Renascor has secured in-principle support from Atradius, the official Dutch Export Credit Agency, for up to 60 per cent of the estimated $108m capital spend needed to build its Siviour operation in South Australia.
And securing financial backing is one of the biggest hurdles to building a graphite operation, according to Christensen.
“For companies like us this is a positive development because we’re trading on the market being aware that somewhere, whether it’s 18 months or 36 months, in the future there won’t be enough natural flake graphite,” he said.
“And in the cycle of developing a mine you need to have the time to get it forward plus you have to have the belief that there’s the future demand.”
At full production, Siviour is forecast to pump out 80,000 tonnes each year, which when it comes into operation in 2021 will be less than 10 per cent of global supply.
“When you see the supply side issues, not just on the demand side, I think then it really calls into question and makes people look more closely and it gives more belief to the strength of the need for more graphite developers,” Christensen said.
Kibaran Resources (ASX:KNL), meanwhile, plans to build a battery graphite production facility utilising its EcoGraf processing tech in Kwinana – Western Australia’s new “Lithium Valley” located 30km south of Perth.
It would start out as a 5,000-tonne-per-annum operation at an initial cost of $US22.8m and expand to 20,000 tonnes per annum at a cost of $US49.2m.
Kibaran said graphite would be procured and processed at the Kwinana facility from a range of suppliers and would be exported to lithium-ion battery customers in Asia, Europe and the US.
The company already has financial support for its 60,000-tonne-per-annum Epanko graphite mine in Tanzania.

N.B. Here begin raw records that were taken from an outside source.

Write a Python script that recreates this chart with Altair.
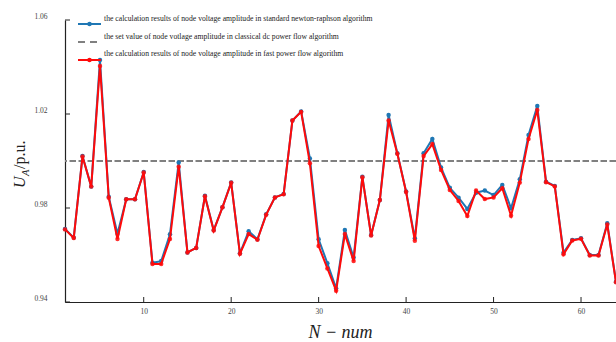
import altair as alt
import pandas as pd

node = list(range(1, 65))
nr_values = [0.9711, 0.9674, 1.0021, 0.9891, 1.0430, 0.9848, 0.9690, 0.9837, 0.9837, 0.9953,
             0.9567, 0.9574, 0.9688, 0.9994, 0.9611, 0.9630, 0.9852, 0.9706, 0.9803, 0.9909,
             0.9607, 0.9701, 0.9667, 0.9773, 0.9845, 0.9860, 1.0172, 1.0211, 1.0011, 0.9667,
             0.9565, 0.9458, 0.9706, 0.9589, 0.9933, 0.9685, 0.9834, 1.0196, 1.0033, 0.9870,
             0.9671, 1.0033, 1.0094, 0.9972, 0.9886, 0.9844, 0.9796, 0.9865, 0.9874, 0.9855,
             0.9898, 0.9799, 0.9922, 1.0111, 1.0234, 0.9912, 0.9894, 0.9610, 0.9664, 0.9671,
             0.9600, 0.9600, 0.9735, 0.9486]
fast_values = [0.9709, 0.9672, 1.0019, 0.9891, 1.0404, 0.9844, 0.9668, 0.9837, 0.9837, 0.9951,
               0.9562, 0.9562, 0.9668, 0.9976, 0.9611, 0.9630, 0.9850, 0.9704, 0.9803, 0.9907,
               0.9605, 0.9689, 0.9665, 0.9771, 0.9845, 0.9858, 1.0172, 1.0209, 0.9990, 0.9638,
               0.9543, 0.9448, 0.9689, 0.9574, 0.9931, 0.9683, 0.9834, 1.0172, 1.0031, 0.9868,
               0.9661, 1.0021, 1.0072, 0.9962, 0.9877, 0.9830, 0.9766, 0.9874, 0.9838, 0.9845,
               0.9884, 0.9767, 0.9908, 1.0094, 1.0217, 0.9910, 0.9892, 0.9603, 0.9662, 0.9669,
               0.9598, 0.9598, 0.9730, 0.9484]
set_value = [1.0]
x_ticks = [10, 20, 30, 40, 50, 60]
y_ticks = [0.94, 0.98, 1.02, 1.06]
legend_labels = [
    "the calculation results of node voltage amplitude in standard newton-raphson algorithm",
    "the set value of node votlage amplitude in classical dc power flow algorithm",
    "the calculation results of node voltage amplitude in fast power flow algorithm",
]
x_title = ["N − num"]
y_title_parts = ["U", "A", "/p.u."]

W, H = 551, 282
BLUE = "#1f77b4"
RED = "#ff0a0a"
GREY = "#808080"
AX = "#222222"
SERIF = "Liberation Serif"

df = pd.DataFrame({"n": node, "nr": nr_values, "fast": fast_values})
xscale = alt.Scale(domain=[1, 64], nice=False, zero=False)
yscale = alt.Scale(domain=[0.94, 1.06], nice=False, zero=False)

x_axis = alt.Axis(values=x_ticks, ticks=False, grid=False, labelFont=SERIF, labelFontSize=7.5,
                  labelColor="#444444", labelPadding=5, domainColor=AX, domainWidth=1.2,
                  title=None, format="d")
y_axis = alt.Axis(values=y_ticks, ticks=False, grid=False, labelFont=SERIF, labelFontSize=7.5,
                  labelColor="#444444", labelPadding=18, labelOffset=-4, domainColor=AX,
                  domainWidth=1.2, title=None, format=".2f")

blue_line = alt.Chart(df).mark_line(
    color=BLUE, strokeWidth=2,
    point=alt.OverlayMarkDef(filled=True, size=20, color=BLUE)).encode(
    x=alt.X("n:Q", scale=xscale, axis=x_axis),
    y=alt.Y("nr:Q", scale=yscale, axis=y_axis))

setline = alt.Chart(pd.DataFrame({"v": set_value})).mark_rule(
    color=GREY, strokeWidth=2, strokeDash=[6.5, 2.5]).encode(
    y=alt.Y("v:Q", scale=yscale, axis=y_axis))

red_line = alt.Chart(df).mark_line(
    color=RED, strokeWidth=2,
    point=alt.OverlayMarkDef(filled=True, size=20, color=RED, opacity=0.85)).encode(
    x=alt.X("n:Q", scale=xscale, axis=x_axis),
    y=alt.Y("fast:Q", scale=yscale, axis=y_axis))

xt = alt.Chart(pd.DataFrame({"t": x_ticks})).mark_rule(color=AX, strokeWidth=1).encode(
    x=alt.X("t:Q", scale=xscale, axis=x_axis), y=alt.value(H - 5), y2=alt.value(H))
yt = alt.Chart(pd.DataFrame({"t": y_ticks})).mark_rule(color=AX, strokeWidth=1).encode(
    y=alt.Y("t:Q", scale=yscale, axis=y_axis), x=alt.value(0), x2=alt.value(5))

one = pd.DataFrame({"k": [0]})
leg = []
leg.append(alt.Chart(one).mark_rule(color=BLUE, strokeWidth=2).encode(
    x=alt.value(13), x2=alt.value(36), y=alt.value(4)))
leg.append(alt.Chart(one).mark_point(filled=True, size=20, color=BLUE, opacity=1).encode(
    x=alt.value(24.5), y=alt.value(4)))
leg.append(alt.Chart(one).mark_rule(color=GREY, strokeWidth=2, strokeDash=[7, 5]).encode(
    x=alt.value(13), x2=alt.value(36), y=alt.value(22)))
leg.append(alt.Chart(one).mark_rule(color=RED, strokeWidth=2).encode(
    x=alt.value(13), x2=alt.value(36), y=alt.value(40)))
leg.append(alt.Chart(one).mark_point(filled=True, size=20, color=RED, opacity=1).encode(
    x=alt.value(24.5), y=alt.value(40)))
for lab, yy in zip(legend_labels, [-1, 17, 34]):
    leg.append(alt.Chart(pd.DataFrame({"t": [lab]})).mark_text(
        align="left", baseline="middle", font=SERIF, fontSize=7.7, color="#222222").encode(
        text="t:N", x=alt.value(39), y=alt.value(yy)))

xtitle = alt.Chart(pd.DataFrame({"t": x_title})).mark_text(
    align="center", baseline="middle", font=SERIF, fontStyle="italic", fontSize=18,
    color="#222222").encode(text="t:N", x=alt.value(W / 2), y=alt.value(313))

yt_parts = []
for txt, xx, yy, fs, st in zip(y_title_parts, [-40, -36, -40], [168, 156, 149],
                               [16, 10.5, 16], ["italic", "italic", "normal"]):
    yt_parts.append(alt.Chart(pd.DataFrame({"t": [txt]})).mark_text(
        align="left", baseline="alphabetic", angle=270, font=SERIF, fontStyle=st,
        fontSize=fs, color="#222222").encode(text="t:N", x=alt.value(xx), y=alt.value(yy)))

chart = alt.layer(setline, blue_line, red_line, xt, yt, *leg, xtitle, *yt_parts).properties(
    width=W, height=H,
    padding={"left": 65, "top": 20, "right": 0, "bottom": 40},
    autosize=alt.AutoSizeParams(type="none"),
    background="white",
).configure_view(stroke=None)

chart.save("out.html", embed_options={"renderer": "svg", "actions": False})
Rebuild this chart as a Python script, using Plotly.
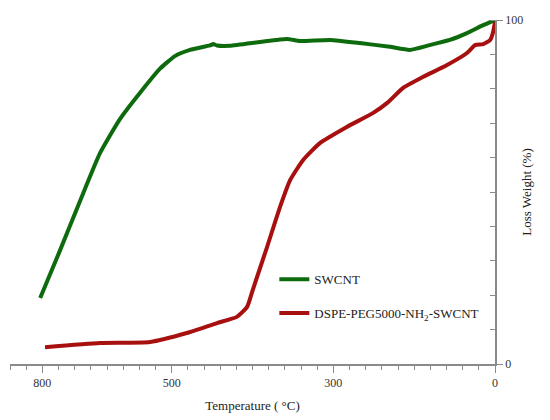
import plotly.graph_objects as go

# x positions are in axis units (30 units per minor tick); labels follow the picture
swcnt_x = [844, 807, 770, 733, 696, 659, 622, 594, 566, 529, 523, 516, 492, 436, 386,
           362, 306, 251, 195, 158, 121, 84, 52, 22, 0]
swcnt_y = [19.2, 33.1, 47.4, 61.3, 71.2, 78.8, 85.8, 89.5, 91.3, 92.6, 93.0, 92.6, 92.5,
           93.6, 94.5, 93.9, 94.2, 93.3, 92.2, 91.3, 92.7, 94.2, 96.2, 98.5, 100]

peg_x = [835, 733, 640, 572, 516, 479, 460, 449, 423, 399, 380, 356, 325, 275, 226, 200,
         171, 134, 89, 52, 37, 22, 9, 4, 0]
peg_y = [4.9, 6.1, 6.4, 9.0, 11.9, 13.7, 16.6, 21.8, 34.0, 45.6, 53.5, 59.3, 64.2, 68.9,
         73.0, 75.9, 80.2, 83.4, 86.9, 90.4, 92.7, 93.0, 94.2, 96.2, 99.4]

x_tickvals = [0, 300, 600, 840]
x_ticktext = ["0", "300", "500", "800"]
y_tickvals = [0, 100]

FONT = "Liberation Serif, Times New Roman, serif"
AXIS = "#8a8a8a"

fig = go.Figure()
fig.add_trace(go.Scatter(
    x=swcnt_x, y=swcnt_y, mode="lines", name="SWCNT", legendgroup="a",
    line=dict(color="#0d6b0d", width=4, shape="spline", smoothing=0.5),
))
fig.add_trace(go.Scatter(
    x=peg_x, y=peg_y, mode="lines", name="DSPE-PEG5000-NH<sub>2</sub>-SWCNT", legendgroup="b",
    line=dict(color="#a80f0f", width=4, shape="spline", smoothing=0.5),
))

# page body keeps its default 8px margin, so the figure is offset by that much
fig.update_layout(
    width=542, height=412,
    margin=dict(l=2, r=55, t=12, b=56),
    paper_bgcolor="white", plot_bgcolor="white",
    font=dict(family=FONT, size=12, color="#333"),
    showlegend=True,
    legend=dict(x=0.545, y=0.29, xanchor="left", yanchor="top", tracegroupgap=14,
                font=dict(size=13, color="#222"), bgcolor="rgba(0,0,0,0)"),
    xaxis=dict(
        range=[900, 0], showgrid=False, zeroline=False,
        showline=True, linecolor=AXIS, linewidth=1.5,
        tickvals=x_tickvals, ticktext=x_ticktext,
        ticks="outside", ticklen=7, tickcolor=AXIS,
        minor=dict(dtick=30, tick0=0, ticks="outside", ticklen=4, tickcolor=AXIS),
        title=dict(text="Temperature ( °C)", font=dict(size=13, color="#222"), standoff=12),
        tickfont=dict(size=12, color="#333"),
    ),
    yaxis=dict(
        range=[0, 100], side="right", showgrid=False, zeroline=False,
        showline=True, linecolor=AXIS, linewidth=1.5,
        tickvals=y_tickvals, ticks="outside", ticklen=6, tickcolor=AXIS,
        minor=dict(dtick=10, tick0=0, ticks="inside", ticklen=5, tickcolor=AXIS),
        title=dict(text="Loss Weight (%)", font=dict(size=13, color="#222"), standoff=0),
        tickfont=dict(size=12, color="#333"),
    ),
)

fig.write_html("out.html")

In early April, Germany’s KfW IPEX-Bank agreed to arrange a senior debt funding facility for the project.
Because of its low sovereign risk, Australia is a pretty attractive option for Western or Eastern buyers.
“The large battery makers are the Japanese, the Koreans and the Chinese, and currently all of the natural flake graphite that goes into lithium-ion batteries comes from China,” Christenson said.
“We think we provide a great alternative to that, in particular for the Koreans and the Japanese who are dependent on their chief competitor in the battery space for one of their key raw materials – graphite.
“In terms of trying to sell material into the rest of the market, we think we may be an attractive potential provider of graphite for the west as well.”
Renascor has already secured one memorandum of understanding with a Chinese group, but with financial support from the Dutch believes it will be able to secure more favourable offtake deals with Europe as well as Asia.